Skip every picture, and extract verbatim the lines from the line containing "Convert this chart to Bokeh code." to the line containing "from bokeh.resources import INLINE", both lines included.

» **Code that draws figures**
BEGIN
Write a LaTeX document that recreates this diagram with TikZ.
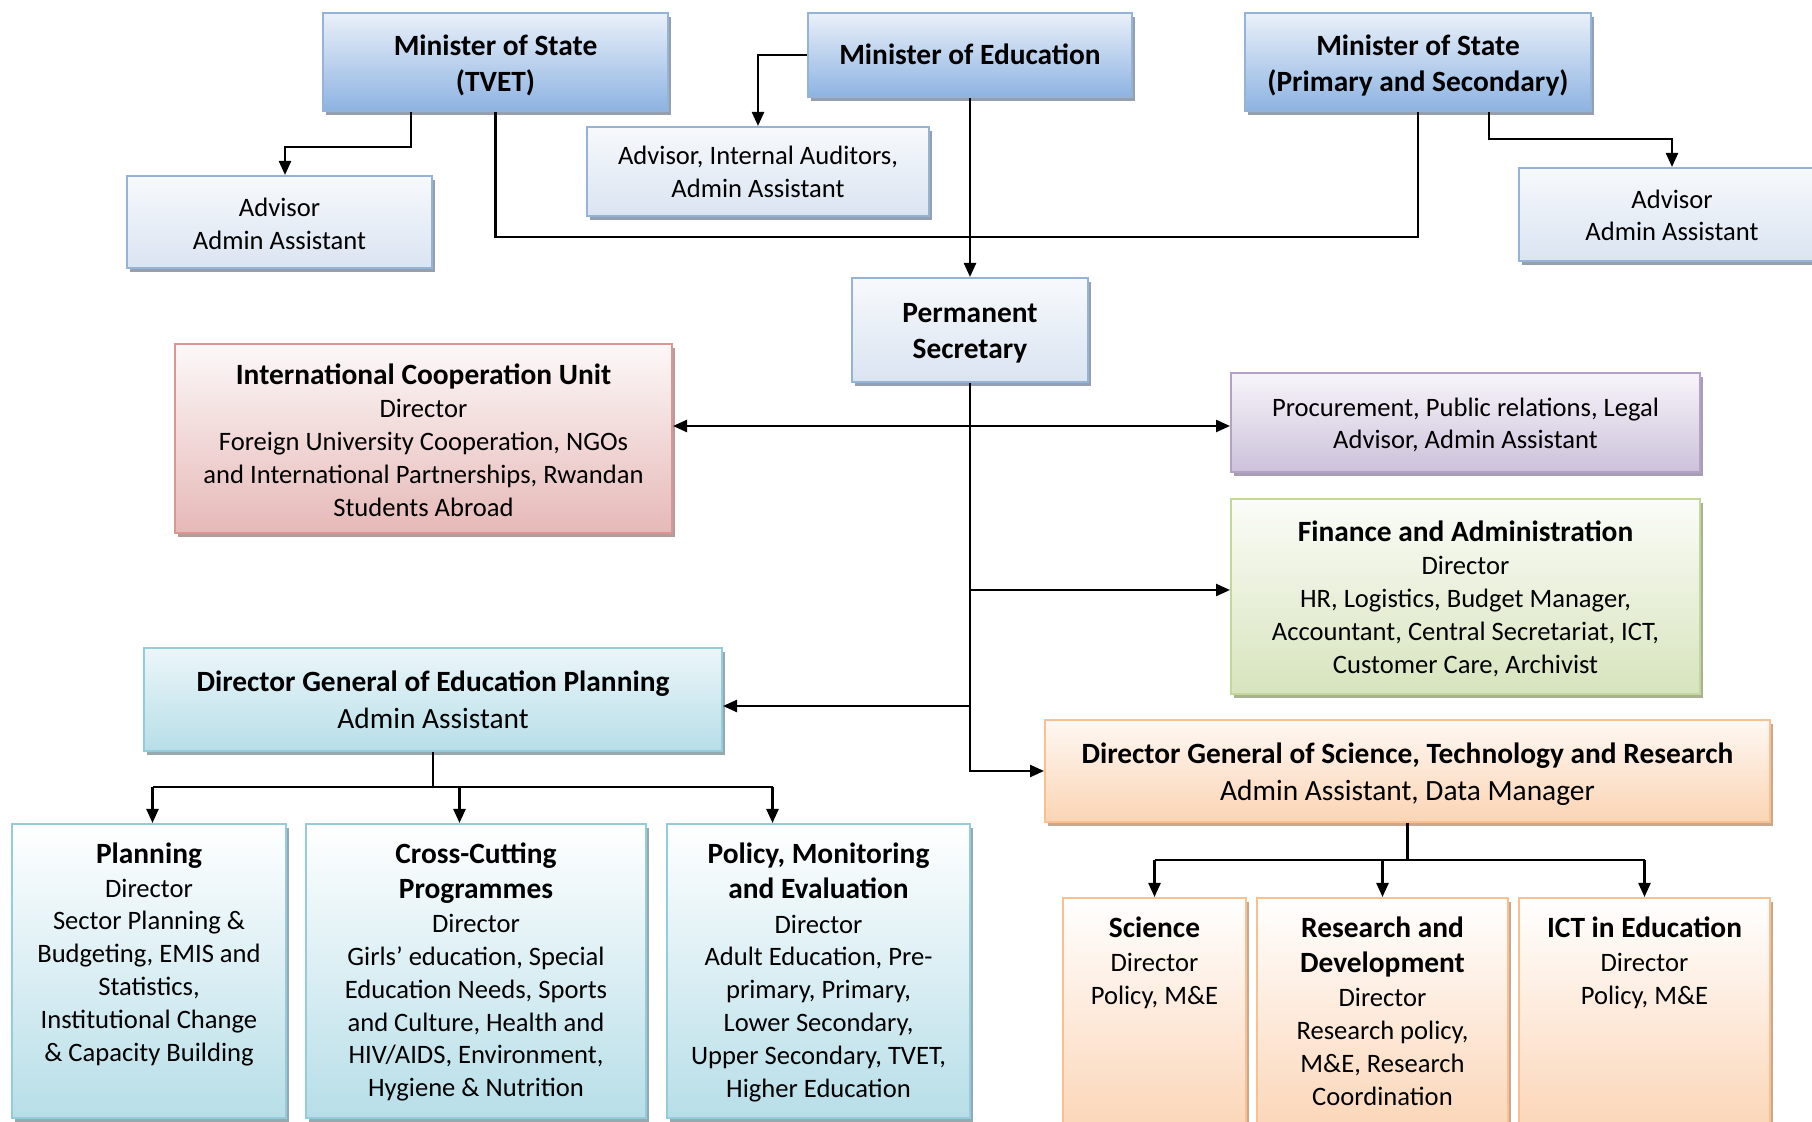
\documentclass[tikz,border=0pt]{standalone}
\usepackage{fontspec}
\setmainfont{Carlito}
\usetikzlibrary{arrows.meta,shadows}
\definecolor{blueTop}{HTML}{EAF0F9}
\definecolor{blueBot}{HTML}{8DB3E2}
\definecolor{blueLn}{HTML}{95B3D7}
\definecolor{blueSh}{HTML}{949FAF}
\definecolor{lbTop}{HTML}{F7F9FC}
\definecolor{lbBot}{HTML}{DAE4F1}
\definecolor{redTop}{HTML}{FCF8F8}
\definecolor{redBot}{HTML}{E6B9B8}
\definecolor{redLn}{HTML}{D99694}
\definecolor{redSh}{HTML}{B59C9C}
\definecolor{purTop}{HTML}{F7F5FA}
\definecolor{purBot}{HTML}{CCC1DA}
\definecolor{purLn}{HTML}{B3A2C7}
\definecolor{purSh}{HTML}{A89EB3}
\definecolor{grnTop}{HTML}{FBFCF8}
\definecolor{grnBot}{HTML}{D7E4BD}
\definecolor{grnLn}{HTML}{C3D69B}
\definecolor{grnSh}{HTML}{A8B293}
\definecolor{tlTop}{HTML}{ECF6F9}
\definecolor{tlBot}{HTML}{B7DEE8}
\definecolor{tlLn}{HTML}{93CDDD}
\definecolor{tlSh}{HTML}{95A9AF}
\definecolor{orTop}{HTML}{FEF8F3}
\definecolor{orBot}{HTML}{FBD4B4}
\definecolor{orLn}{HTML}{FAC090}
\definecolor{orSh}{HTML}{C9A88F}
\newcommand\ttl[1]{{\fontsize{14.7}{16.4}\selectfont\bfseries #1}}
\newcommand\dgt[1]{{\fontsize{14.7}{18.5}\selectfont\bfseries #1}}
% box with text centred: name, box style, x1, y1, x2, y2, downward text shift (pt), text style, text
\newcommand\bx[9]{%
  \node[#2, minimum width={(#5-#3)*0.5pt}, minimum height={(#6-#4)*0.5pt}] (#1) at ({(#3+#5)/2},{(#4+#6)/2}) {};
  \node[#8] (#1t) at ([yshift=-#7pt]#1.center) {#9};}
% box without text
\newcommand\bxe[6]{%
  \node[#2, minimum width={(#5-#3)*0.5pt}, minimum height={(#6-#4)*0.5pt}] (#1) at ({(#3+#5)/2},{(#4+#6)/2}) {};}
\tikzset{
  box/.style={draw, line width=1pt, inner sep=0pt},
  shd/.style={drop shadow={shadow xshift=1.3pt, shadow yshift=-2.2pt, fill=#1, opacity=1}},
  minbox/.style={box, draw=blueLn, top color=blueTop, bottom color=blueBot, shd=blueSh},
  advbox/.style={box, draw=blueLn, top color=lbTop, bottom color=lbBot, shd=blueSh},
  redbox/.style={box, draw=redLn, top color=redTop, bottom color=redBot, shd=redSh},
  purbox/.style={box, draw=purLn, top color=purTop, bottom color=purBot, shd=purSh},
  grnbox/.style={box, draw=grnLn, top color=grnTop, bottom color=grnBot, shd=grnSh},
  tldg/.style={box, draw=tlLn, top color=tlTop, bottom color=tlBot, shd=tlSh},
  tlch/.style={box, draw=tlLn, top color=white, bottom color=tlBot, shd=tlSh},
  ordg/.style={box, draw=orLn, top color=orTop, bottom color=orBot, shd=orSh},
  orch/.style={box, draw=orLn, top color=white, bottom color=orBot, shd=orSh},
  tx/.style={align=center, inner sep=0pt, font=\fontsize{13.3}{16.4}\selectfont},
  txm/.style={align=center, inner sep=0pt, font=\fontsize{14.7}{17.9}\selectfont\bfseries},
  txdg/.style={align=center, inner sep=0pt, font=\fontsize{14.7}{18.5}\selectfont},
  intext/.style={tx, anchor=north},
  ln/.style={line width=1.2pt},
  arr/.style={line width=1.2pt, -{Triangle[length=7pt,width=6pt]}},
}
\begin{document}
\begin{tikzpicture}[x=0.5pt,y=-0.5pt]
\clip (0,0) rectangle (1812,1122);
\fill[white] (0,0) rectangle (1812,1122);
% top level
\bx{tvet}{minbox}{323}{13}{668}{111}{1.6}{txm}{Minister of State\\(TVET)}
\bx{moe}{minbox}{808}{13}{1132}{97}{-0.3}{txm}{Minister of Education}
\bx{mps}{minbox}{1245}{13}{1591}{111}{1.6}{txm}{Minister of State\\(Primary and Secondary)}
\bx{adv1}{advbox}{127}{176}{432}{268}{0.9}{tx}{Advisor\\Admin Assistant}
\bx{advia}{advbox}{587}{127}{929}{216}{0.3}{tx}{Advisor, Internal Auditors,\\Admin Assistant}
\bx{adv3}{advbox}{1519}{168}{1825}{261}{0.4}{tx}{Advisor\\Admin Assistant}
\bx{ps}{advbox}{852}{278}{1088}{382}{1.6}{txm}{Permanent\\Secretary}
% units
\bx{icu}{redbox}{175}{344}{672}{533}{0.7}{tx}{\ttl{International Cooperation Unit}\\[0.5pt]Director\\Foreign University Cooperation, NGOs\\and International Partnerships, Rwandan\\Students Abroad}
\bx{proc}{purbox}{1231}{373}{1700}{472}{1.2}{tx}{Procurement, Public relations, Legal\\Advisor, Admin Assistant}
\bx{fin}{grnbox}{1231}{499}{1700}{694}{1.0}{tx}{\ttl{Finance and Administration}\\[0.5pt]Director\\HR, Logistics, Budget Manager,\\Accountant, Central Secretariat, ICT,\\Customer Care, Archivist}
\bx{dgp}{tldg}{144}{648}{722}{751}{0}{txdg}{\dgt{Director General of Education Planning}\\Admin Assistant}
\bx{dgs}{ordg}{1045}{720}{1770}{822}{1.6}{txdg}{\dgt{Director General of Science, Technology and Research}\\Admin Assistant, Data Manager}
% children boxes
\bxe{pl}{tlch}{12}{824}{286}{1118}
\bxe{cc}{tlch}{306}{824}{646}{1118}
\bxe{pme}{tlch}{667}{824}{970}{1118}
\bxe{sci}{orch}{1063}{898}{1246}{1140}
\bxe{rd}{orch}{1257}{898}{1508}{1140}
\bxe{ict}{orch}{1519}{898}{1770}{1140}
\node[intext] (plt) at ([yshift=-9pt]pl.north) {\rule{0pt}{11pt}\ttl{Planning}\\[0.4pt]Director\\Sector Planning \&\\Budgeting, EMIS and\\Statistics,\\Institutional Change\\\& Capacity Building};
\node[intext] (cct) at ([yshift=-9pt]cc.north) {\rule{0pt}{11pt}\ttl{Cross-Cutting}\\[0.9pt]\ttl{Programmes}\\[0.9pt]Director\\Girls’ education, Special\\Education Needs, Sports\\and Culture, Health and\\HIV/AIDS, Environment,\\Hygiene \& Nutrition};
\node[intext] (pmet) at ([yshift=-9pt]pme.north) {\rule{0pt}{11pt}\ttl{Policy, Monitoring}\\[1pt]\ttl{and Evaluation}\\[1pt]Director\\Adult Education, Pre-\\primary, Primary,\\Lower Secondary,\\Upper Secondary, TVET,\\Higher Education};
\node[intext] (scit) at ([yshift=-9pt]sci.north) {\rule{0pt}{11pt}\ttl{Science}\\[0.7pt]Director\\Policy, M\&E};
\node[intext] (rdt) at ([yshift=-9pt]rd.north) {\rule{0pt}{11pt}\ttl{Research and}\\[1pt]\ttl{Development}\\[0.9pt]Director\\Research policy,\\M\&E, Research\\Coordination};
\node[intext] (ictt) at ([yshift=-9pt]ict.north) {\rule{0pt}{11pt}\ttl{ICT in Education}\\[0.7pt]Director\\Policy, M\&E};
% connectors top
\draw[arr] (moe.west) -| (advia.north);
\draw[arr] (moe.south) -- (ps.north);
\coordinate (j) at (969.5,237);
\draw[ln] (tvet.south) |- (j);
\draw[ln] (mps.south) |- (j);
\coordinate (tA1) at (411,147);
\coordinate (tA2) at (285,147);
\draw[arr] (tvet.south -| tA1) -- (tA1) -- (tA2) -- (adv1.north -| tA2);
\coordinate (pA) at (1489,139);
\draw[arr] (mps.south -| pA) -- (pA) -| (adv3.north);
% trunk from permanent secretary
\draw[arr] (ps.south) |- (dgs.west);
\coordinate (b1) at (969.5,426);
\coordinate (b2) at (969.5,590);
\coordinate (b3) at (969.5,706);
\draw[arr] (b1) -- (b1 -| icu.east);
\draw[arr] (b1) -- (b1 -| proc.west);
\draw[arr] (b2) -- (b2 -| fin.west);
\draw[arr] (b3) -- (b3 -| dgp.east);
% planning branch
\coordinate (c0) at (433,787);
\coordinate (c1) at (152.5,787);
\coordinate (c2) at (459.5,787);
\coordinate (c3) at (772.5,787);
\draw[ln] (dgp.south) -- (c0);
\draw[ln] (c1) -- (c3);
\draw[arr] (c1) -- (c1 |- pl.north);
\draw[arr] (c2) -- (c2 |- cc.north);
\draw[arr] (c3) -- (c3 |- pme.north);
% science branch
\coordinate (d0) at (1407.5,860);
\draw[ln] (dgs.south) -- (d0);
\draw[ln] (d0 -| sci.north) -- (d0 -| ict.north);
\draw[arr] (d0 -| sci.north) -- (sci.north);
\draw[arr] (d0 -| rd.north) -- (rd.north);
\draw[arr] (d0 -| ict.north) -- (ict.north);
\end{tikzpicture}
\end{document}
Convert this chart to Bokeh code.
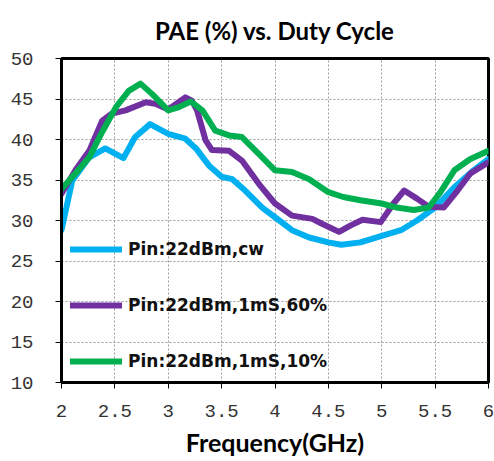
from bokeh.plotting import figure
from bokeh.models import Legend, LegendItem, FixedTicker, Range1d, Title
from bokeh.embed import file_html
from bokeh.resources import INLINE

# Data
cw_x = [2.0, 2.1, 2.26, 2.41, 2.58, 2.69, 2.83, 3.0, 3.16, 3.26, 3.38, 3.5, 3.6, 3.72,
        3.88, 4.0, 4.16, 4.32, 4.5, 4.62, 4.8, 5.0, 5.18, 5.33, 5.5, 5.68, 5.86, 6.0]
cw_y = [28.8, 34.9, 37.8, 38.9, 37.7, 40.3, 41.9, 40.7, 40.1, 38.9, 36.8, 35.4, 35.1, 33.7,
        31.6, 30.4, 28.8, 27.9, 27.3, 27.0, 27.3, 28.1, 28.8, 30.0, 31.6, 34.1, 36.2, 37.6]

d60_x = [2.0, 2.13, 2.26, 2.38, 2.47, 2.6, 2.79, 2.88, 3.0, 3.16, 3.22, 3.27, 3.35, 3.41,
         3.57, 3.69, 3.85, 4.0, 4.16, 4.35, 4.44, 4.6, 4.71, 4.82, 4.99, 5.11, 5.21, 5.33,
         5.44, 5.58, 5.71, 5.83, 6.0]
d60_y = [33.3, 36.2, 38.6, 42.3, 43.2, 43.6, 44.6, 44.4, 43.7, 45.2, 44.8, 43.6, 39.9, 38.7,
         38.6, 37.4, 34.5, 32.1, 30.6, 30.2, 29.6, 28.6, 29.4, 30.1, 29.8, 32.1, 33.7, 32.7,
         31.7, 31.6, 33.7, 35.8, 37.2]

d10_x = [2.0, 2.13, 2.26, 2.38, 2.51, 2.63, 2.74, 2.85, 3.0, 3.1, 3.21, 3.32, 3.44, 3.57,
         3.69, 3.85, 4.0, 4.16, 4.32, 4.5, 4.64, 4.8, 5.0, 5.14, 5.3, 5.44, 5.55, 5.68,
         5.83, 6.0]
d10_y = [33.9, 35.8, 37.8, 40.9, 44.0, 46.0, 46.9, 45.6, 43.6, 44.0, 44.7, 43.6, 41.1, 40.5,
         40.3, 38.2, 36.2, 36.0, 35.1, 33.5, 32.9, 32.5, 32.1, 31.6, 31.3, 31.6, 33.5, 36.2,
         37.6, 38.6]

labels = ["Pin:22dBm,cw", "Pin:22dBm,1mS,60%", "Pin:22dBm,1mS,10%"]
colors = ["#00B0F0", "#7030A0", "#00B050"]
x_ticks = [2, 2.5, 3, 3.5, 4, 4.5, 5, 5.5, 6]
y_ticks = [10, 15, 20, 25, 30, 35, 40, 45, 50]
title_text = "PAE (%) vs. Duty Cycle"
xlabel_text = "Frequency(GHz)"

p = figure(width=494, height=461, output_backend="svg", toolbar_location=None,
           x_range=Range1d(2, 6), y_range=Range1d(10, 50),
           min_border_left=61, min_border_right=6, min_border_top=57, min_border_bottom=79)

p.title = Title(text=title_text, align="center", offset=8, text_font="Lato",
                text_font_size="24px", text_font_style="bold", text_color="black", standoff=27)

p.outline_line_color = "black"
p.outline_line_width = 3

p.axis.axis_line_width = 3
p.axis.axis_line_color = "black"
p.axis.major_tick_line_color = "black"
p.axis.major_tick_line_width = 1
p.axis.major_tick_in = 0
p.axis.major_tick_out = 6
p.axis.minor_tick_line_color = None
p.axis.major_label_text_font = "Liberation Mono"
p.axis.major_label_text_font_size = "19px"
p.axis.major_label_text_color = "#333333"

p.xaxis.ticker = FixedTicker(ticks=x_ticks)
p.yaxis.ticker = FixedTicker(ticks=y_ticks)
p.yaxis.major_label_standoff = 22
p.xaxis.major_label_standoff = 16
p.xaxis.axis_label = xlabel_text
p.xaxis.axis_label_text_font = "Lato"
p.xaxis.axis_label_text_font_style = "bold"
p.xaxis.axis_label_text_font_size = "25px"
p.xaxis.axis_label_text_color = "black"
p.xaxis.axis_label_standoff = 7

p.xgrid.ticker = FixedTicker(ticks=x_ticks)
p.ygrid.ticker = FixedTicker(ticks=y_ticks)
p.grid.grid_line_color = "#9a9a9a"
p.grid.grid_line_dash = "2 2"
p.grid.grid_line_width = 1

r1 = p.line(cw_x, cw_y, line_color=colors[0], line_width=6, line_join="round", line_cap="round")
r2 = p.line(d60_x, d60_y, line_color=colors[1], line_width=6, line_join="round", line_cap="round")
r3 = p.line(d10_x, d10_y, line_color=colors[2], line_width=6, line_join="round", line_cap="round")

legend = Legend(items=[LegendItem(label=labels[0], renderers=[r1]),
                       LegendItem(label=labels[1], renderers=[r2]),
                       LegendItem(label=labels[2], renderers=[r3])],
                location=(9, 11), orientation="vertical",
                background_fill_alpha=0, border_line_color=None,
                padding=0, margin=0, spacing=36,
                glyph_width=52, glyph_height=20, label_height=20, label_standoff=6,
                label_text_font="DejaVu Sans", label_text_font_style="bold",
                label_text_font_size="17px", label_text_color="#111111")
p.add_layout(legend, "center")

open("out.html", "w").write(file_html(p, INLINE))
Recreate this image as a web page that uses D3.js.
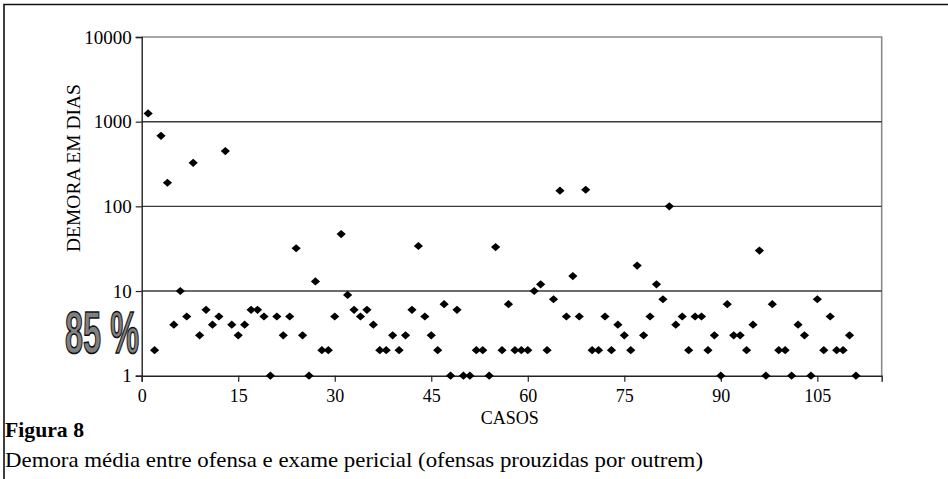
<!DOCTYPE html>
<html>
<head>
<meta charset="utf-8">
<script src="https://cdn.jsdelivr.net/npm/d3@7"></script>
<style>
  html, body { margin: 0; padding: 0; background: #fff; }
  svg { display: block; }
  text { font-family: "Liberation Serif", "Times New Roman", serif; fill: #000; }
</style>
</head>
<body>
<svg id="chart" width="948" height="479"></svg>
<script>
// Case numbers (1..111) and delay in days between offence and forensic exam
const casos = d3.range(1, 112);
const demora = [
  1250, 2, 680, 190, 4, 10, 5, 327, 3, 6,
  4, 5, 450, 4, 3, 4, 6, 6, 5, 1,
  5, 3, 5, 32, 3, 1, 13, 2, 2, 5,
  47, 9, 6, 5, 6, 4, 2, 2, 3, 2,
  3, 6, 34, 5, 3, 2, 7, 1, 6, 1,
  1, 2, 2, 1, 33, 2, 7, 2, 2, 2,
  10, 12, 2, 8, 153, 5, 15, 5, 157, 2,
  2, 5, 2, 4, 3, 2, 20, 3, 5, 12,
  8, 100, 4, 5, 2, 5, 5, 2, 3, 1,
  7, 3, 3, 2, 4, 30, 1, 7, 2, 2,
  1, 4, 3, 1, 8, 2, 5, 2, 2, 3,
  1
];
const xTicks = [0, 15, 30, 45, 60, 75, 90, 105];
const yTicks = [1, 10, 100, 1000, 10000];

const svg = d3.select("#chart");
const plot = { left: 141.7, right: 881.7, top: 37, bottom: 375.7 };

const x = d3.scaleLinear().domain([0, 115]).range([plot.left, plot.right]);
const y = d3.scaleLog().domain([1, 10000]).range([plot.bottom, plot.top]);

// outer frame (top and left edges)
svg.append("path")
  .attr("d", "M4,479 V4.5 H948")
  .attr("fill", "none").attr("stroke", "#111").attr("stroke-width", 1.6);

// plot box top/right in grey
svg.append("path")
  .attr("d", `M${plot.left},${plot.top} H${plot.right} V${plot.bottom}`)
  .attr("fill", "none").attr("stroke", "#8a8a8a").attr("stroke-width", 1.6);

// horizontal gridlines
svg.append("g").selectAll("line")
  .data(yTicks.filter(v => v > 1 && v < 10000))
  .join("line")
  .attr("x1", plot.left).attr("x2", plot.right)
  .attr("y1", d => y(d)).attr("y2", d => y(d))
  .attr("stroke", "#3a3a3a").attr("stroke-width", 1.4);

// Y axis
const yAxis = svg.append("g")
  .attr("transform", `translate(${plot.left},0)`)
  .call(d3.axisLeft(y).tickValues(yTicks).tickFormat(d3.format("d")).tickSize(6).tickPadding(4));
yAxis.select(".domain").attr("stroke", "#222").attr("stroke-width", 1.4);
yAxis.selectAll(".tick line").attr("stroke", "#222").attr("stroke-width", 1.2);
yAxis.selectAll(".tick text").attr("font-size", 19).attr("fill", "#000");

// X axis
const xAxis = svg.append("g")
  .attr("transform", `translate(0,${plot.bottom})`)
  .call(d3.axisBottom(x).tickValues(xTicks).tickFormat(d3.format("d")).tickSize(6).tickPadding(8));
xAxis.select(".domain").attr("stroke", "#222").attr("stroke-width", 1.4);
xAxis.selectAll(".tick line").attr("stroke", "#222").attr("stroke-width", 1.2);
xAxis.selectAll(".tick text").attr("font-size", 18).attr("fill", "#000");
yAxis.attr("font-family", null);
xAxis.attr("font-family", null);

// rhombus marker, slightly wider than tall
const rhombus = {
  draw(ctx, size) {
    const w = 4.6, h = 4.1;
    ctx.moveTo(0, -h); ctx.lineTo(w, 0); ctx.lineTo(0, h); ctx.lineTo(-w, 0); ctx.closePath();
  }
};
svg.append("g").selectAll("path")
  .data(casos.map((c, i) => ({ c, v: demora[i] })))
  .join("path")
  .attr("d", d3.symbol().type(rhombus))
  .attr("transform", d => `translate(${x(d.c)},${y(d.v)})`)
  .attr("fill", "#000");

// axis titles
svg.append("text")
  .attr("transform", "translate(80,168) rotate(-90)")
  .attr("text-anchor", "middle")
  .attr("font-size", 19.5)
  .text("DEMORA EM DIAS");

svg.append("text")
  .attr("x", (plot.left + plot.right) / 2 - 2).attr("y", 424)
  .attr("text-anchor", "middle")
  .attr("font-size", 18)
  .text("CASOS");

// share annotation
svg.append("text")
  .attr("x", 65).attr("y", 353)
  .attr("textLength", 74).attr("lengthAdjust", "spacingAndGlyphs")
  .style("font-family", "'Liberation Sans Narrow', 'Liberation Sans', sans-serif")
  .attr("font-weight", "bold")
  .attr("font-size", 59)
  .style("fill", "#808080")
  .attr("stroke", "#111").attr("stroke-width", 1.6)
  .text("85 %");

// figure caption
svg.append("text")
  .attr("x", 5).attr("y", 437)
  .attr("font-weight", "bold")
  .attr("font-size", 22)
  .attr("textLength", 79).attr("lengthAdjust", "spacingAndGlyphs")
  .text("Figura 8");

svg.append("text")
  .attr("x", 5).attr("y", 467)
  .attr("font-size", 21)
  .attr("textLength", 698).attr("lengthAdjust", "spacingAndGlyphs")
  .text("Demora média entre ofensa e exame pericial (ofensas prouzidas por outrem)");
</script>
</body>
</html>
END
» **Task solution**
Convert this chart to Bokeh code.
from bokeh.plotting import figure
from bokeh.models import Legend, LegendItem, FixedTicker, Range1d, Title
from bokeh.embed import file_html
from bokeh.resources import INLINE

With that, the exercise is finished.